Fraenkel associated the work of the coalition with at least three commandments. “Freeing captives is a great mitzva,” she said. “Prostitutes are held captive. They are raped on average once a week.
“The obligation to save someone, ‘don’t stand by the blood of your brother,’ doesn’t mean you need to literally save someone’s life. But anytime you can remove something causing damage, you have an obligation to do so.” She also compared returning a prostitute’s body to herself as fulfillment of the commandment of returning a lost object.
Eitan Eizman, founder of the Noam/Tzvia network of religious schools, pointed out that according to Jewish law, one may not damage oneself. “Prostitution causes physical and emotional damage; it destroys the soul. Even if a woman is earning a living, she is causing damage to herself.”
He mentioned the high rate of suicide. “Men who use prostitutes need to be aware of the damage, the physical effects, the humiliation.”
Rabbi Doron Perez, head of the Mizrachi World Movement, which hosted the evening in its Jerusalem premises, stressed that those living in the Diaspora also need to be aware of the issues affecting Israeli society.
Liat Bar-Stav, a secular journalist and activist who went undercover as a receptionist in a discreet apartment, highlighted another tragedy of prostitution. “I met women who could be doctors, MKs, teachers. The loss of these talents is ours, and not only theirs.”
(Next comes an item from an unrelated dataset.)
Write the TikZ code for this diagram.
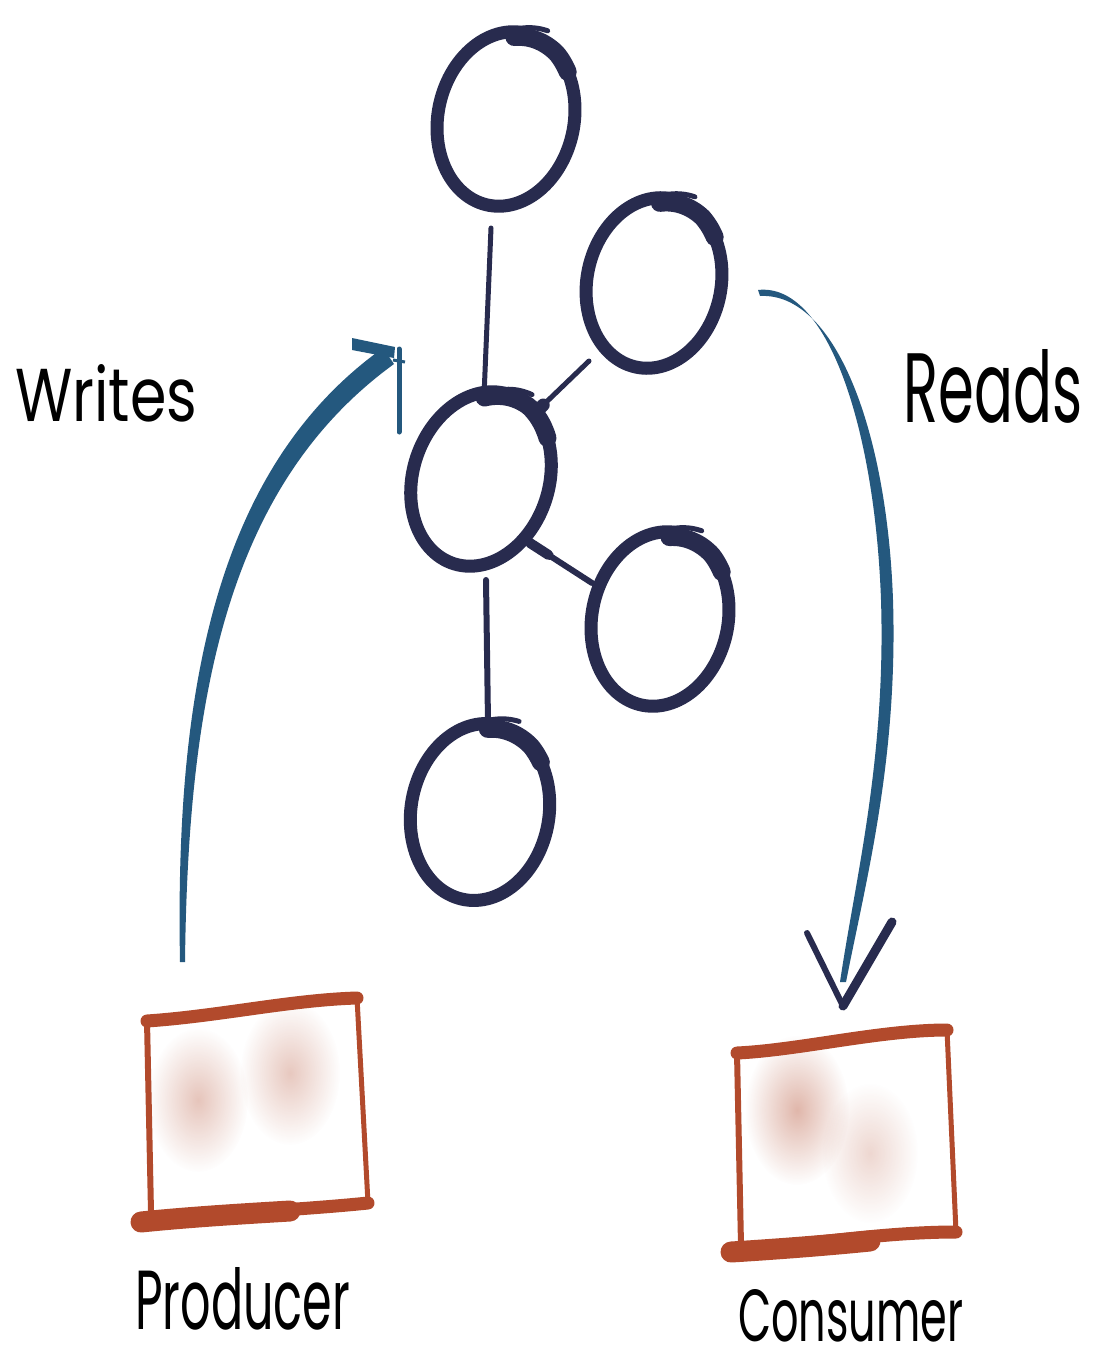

When asked about opposition to the initiative, Boncheck cited a few mentions of the importance of freedom of commerce or the cynical reference to the “right of a woman to her own body.” But she sees the involvement of organizations representing the entire spectrum of religious Zionism, from “haredi-nationalist” to liberal, as the true measure of the community’s commitment to the effort.
“After the event, secular activists approached me to say that they feel this was a historic event and a turning point in the struggle,” said Bonchek. “I hope they are right.”